Even though emancipation granted Black citizens the right to earn wages, it offered no protection for those earnings. White thieves could simply steal a Black person’s hard‑earned money, and without the ability to testify, the victims had no legal recourse.
2 White People Could Get Away With Massacres

Even with the 13th Amendment on the books, Kentucky’s legal loopholes allowed white murderers to walk free. In 1868, John Blyew and George Kennard broke into the Foster family home, slaughtering the father, mother, and grandmother with an axe, and grievously wounding two children.
The eldest son, Richard, hid beneath his father’s corpse until the attackers fled, then staggered to a neighbor for help, only to die from his injuries two days later. The youngest survivors, eight‑year‑old Laura and six‑year‑old Amelia, escaped with severe injuries; Amelia bore a lifelong scar across her face.
Because Black witnesses were barred from testifying, the case escalated to the Supreme Court, which ruled that Blyew and Kennard could not be convicted on the basis of Black testimony. Although the law eventually changed and the men were imprisoned, they were quickly pardoned by the governor and released.

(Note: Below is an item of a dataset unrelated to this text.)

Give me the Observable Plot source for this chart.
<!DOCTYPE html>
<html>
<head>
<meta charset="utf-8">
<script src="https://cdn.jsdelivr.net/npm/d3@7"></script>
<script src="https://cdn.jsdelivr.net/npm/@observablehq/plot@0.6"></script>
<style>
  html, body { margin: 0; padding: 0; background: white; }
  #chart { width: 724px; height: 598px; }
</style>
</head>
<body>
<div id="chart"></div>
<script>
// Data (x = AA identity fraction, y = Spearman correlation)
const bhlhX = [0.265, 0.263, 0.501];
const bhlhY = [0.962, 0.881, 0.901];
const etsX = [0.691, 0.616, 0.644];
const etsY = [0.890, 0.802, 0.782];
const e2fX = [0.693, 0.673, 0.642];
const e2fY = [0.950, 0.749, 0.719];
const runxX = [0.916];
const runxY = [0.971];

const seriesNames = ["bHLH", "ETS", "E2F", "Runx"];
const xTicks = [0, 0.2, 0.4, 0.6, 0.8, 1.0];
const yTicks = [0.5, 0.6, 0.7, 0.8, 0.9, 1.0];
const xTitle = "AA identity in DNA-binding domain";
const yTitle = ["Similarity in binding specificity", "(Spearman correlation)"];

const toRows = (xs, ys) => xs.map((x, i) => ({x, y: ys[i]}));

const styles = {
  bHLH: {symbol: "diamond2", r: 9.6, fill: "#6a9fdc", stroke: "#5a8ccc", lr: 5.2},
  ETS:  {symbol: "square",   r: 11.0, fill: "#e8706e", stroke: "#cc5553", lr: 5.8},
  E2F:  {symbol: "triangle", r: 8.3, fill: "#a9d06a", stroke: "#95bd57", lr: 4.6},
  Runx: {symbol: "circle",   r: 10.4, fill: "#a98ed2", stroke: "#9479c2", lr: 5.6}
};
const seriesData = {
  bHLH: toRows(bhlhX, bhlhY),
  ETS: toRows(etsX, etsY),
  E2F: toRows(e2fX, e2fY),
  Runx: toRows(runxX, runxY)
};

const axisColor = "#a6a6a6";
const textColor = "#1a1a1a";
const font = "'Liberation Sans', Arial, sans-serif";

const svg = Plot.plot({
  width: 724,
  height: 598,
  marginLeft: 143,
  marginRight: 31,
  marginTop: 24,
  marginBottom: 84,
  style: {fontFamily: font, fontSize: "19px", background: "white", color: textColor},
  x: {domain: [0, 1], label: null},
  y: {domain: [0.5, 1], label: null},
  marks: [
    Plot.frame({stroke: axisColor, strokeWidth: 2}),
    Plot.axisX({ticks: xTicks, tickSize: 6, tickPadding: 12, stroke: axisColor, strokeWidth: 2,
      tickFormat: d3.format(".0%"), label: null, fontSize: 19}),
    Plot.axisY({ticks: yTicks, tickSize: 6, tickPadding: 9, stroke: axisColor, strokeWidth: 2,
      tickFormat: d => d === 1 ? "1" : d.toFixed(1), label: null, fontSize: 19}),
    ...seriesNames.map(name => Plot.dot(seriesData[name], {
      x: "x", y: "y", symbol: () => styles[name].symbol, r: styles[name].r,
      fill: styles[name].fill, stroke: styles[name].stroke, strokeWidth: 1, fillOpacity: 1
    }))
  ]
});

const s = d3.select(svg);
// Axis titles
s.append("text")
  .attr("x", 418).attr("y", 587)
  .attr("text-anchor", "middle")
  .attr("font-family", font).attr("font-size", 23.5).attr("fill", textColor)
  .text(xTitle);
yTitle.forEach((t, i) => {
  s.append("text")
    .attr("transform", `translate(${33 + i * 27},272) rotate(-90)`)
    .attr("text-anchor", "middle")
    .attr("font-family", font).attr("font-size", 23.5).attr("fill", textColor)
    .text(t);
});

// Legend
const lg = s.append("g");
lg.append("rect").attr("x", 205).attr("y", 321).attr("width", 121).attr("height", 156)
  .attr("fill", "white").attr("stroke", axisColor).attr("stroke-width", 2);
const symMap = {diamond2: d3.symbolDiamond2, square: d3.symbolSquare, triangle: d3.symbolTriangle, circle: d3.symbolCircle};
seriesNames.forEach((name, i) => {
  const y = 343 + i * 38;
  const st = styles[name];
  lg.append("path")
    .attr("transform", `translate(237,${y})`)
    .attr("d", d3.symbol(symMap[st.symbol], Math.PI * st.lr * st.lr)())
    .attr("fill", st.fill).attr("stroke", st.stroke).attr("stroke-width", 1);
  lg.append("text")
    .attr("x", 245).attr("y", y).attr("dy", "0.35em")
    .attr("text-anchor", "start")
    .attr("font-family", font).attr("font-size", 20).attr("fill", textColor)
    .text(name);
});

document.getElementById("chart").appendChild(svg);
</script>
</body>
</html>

1 Mississippi Didn’t Ratify The 13th Amendment Until 1995

When the 13th Amendment passed in 1865, 27 of the 36 states at the time ratified it promptly. However, some states lingered. Kentucky waited until 1976, and Mississippi didn’t officially ratify the amendment until 1995—130 years after its adoption.
Even after the 1995 vote, Mississippi’s legislators failed to file the ratification with the Federal Register, leaving the amendment unenforced in the state until activists uncovered the oversight in 2011. The amendment finally took effect in 2013, meaning Mississippi officially opposed the abolition of slavery until just four years ago.